Preparatory study for detection of nickel in industrial flue gas by excimer laser-induced fragmentation fluorescence spectroscopy.

Abstract

The purpose of this work is to survey possibilities for detecting molecular nickel species in industrial flue gas using excimer laser-induced fragmentation fluorescence (ELIF), in particular to establish suitable detection schemes and to obtain a sensitivity estimate for Ni detection. Investigations were conducted in a heated laboratory cell under defined conditions of temperature and pressure, using NiCl2 as the precursor molecule. An ArF excimer laser (193 nm) was used for excitation and Ni atomic emission spectra were recorded in the range 300 to 550 nm.
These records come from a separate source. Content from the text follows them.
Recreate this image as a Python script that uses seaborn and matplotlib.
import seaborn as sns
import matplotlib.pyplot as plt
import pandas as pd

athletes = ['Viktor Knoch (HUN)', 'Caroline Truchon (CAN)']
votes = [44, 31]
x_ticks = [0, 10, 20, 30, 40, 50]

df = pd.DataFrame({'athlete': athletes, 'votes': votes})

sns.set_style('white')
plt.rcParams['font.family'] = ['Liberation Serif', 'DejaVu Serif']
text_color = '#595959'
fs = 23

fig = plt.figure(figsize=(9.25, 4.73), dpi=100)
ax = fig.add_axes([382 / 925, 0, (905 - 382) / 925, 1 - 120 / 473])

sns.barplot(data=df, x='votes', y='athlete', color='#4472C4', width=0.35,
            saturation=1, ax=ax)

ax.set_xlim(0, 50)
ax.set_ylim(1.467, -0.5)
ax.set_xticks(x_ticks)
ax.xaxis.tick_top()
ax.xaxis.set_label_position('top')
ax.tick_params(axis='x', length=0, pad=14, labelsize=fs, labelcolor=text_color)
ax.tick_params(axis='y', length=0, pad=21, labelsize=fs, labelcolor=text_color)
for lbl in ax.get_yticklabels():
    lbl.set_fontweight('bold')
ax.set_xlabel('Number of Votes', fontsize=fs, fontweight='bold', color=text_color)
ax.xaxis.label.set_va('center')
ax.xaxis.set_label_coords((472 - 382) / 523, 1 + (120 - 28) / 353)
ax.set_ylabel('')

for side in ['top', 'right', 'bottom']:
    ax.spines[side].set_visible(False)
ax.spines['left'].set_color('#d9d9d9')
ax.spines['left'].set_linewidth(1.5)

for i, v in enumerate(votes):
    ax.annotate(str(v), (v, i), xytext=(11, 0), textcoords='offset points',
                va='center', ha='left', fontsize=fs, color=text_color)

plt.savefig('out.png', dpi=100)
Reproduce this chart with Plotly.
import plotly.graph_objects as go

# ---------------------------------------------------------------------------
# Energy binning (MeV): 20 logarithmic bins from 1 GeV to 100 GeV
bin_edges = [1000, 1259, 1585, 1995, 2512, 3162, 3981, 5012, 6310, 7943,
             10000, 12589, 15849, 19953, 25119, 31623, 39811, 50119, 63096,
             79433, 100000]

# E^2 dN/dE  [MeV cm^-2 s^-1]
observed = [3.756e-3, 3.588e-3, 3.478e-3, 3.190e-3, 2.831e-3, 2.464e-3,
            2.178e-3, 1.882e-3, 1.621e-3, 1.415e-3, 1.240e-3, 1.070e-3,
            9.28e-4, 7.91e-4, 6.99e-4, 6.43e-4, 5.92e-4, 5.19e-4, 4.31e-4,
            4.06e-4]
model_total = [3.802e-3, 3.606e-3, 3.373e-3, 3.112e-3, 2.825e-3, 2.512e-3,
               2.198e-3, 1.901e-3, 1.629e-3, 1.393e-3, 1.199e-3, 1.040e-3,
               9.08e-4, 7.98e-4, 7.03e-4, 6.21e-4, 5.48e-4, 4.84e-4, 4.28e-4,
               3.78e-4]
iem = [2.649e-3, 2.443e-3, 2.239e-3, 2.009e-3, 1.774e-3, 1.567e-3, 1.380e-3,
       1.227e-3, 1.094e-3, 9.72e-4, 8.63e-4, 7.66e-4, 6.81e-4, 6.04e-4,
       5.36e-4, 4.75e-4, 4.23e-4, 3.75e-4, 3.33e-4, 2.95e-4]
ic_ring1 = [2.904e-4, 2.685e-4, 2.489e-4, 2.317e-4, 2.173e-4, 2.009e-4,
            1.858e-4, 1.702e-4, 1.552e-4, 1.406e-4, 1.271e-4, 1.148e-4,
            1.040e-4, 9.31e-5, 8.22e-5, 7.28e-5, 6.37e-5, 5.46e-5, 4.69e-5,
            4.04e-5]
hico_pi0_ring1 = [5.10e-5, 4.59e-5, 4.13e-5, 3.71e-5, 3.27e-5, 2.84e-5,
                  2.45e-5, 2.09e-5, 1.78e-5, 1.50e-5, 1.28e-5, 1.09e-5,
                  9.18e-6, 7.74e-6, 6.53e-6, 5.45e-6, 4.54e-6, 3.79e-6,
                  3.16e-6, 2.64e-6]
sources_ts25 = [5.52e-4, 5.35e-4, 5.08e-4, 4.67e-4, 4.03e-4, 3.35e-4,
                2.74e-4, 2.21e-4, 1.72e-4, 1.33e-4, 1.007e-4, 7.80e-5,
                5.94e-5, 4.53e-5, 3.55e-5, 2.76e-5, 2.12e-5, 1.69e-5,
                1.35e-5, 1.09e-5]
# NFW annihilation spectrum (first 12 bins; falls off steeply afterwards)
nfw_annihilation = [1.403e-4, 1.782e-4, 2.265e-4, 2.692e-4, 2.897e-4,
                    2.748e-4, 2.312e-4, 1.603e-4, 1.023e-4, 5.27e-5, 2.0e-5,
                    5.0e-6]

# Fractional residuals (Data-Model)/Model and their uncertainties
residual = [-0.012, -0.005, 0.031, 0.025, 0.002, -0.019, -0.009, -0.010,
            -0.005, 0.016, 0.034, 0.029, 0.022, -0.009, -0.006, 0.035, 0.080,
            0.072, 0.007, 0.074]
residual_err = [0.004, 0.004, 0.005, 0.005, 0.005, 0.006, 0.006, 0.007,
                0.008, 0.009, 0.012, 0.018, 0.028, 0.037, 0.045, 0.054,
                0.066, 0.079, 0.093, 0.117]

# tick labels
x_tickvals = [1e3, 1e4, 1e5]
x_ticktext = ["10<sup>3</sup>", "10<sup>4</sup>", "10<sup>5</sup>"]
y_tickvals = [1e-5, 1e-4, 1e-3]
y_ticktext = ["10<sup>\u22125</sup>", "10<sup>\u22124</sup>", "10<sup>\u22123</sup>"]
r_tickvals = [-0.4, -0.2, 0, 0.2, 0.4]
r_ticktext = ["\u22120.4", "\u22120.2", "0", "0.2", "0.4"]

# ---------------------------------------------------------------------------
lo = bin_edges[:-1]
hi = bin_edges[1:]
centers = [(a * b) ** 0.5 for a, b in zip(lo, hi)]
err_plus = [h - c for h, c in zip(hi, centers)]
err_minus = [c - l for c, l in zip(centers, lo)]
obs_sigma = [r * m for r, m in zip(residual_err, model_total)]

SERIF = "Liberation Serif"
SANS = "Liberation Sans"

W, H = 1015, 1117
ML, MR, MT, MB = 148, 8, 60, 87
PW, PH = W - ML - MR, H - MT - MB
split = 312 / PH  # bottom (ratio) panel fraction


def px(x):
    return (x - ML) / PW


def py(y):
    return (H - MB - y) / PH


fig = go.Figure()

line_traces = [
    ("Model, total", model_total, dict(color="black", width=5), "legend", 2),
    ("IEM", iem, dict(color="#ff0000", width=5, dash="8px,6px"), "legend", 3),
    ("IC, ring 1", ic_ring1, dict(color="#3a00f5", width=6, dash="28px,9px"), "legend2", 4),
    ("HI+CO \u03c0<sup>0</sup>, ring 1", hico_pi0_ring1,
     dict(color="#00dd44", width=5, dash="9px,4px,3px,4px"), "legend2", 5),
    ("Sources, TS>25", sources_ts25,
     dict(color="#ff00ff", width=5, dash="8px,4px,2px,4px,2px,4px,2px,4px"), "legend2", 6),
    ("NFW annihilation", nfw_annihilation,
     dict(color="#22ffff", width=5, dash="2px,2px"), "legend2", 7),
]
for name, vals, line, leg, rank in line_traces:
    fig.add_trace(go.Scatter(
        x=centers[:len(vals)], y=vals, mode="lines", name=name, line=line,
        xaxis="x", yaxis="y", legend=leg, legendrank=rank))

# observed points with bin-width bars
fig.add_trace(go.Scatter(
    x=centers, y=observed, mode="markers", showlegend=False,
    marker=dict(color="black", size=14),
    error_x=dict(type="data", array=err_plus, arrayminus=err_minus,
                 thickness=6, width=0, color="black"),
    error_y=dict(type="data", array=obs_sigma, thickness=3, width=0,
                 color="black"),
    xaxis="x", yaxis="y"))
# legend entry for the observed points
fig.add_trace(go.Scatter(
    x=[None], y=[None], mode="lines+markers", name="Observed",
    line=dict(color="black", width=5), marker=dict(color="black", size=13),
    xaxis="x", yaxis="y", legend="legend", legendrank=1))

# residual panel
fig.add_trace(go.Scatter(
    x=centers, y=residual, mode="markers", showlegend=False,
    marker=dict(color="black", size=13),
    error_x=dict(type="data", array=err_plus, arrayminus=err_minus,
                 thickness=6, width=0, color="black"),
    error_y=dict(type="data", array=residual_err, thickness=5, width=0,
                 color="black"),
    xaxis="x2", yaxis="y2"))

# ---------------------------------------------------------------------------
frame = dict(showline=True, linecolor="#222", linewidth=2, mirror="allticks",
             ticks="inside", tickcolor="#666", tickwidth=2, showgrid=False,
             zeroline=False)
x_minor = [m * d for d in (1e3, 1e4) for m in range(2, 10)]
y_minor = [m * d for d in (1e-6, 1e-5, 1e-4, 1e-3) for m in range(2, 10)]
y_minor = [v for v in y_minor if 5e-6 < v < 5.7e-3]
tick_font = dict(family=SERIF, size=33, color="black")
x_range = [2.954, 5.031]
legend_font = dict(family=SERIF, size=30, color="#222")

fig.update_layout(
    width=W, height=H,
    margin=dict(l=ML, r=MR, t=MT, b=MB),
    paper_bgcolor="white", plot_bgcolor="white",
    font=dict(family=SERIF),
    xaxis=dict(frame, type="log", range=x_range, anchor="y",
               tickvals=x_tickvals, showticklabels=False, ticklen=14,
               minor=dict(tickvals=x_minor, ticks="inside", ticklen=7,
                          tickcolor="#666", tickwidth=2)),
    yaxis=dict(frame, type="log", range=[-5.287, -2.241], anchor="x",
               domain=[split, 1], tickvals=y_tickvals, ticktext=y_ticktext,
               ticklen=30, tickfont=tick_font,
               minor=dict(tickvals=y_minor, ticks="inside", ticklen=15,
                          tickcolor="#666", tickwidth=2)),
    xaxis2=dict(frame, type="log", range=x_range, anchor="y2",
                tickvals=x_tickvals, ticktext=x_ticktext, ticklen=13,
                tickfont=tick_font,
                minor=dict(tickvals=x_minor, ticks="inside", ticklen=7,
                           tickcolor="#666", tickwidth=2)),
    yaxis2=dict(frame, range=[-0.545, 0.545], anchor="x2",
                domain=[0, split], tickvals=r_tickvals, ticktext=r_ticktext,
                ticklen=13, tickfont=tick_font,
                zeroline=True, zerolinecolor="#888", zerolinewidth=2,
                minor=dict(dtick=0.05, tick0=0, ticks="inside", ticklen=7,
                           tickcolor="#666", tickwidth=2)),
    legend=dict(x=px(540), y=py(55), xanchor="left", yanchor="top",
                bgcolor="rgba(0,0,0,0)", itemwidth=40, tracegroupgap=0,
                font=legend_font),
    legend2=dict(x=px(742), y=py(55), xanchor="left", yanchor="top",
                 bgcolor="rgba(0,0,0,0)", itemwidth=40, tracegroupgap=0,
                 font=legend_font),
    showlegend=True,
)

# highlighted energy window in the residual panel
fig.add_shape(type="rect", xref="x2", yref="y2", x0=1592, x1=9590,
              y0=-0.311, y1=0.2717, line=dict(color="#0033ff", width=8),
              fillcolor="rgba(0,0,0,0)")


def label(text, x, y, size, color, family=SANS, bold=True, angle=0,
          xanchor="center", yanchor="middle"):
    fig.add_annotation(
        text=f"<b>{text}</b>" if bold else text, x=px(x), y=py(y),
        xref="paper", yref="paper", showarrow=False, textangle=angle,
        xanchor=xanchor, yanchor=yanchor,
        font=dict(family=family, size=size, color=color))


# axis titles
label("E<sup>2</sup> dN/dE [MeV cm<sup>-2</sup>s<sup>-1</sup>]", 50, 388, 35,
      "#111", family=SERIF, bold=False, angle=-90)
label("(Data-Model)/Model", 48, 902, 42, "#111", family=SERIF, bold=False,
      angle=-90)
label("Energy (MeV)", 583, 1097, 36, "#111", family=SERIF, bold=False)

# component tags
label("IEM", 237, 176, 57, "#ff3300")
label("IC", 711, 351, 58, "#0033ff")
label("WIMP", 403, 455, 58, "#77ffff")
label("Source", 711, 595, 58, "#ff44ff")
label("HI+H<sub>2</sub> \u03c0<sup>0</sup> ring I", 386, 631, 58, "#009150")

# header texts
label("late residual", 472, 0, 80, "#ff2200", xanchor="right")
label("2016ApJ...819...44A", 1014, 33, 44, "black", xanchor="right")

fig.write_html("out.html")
The dependence of ELIF signal on laser fluence was quadratic in the range of laser intensities investigated, as expected for a two-photon excitation process. The temporal behavior of the ELIF signals gave lifetimes significantly longer than the known natural lifetimes. This result and the energetics of the system suggest a Ni* production mechanism involving the formation of Ni+ and subsequent ion-electron recombination. The temperature dependence of the ELIF signal, determined in the range 773 to 1223 K, was found to follow the vapor-pressure curve (Antoine equation) known from the literature. Finally, quenching effects were investigated by measuring ELIF signals and lifetimes in nitrogen or air up to 1 atm. On the basis of the results so far, detection limits for Ni in practical combustion applications in the range of tens of ppb should be achievable, which will be sufficient for regulatory measurements in incinerators and power plants.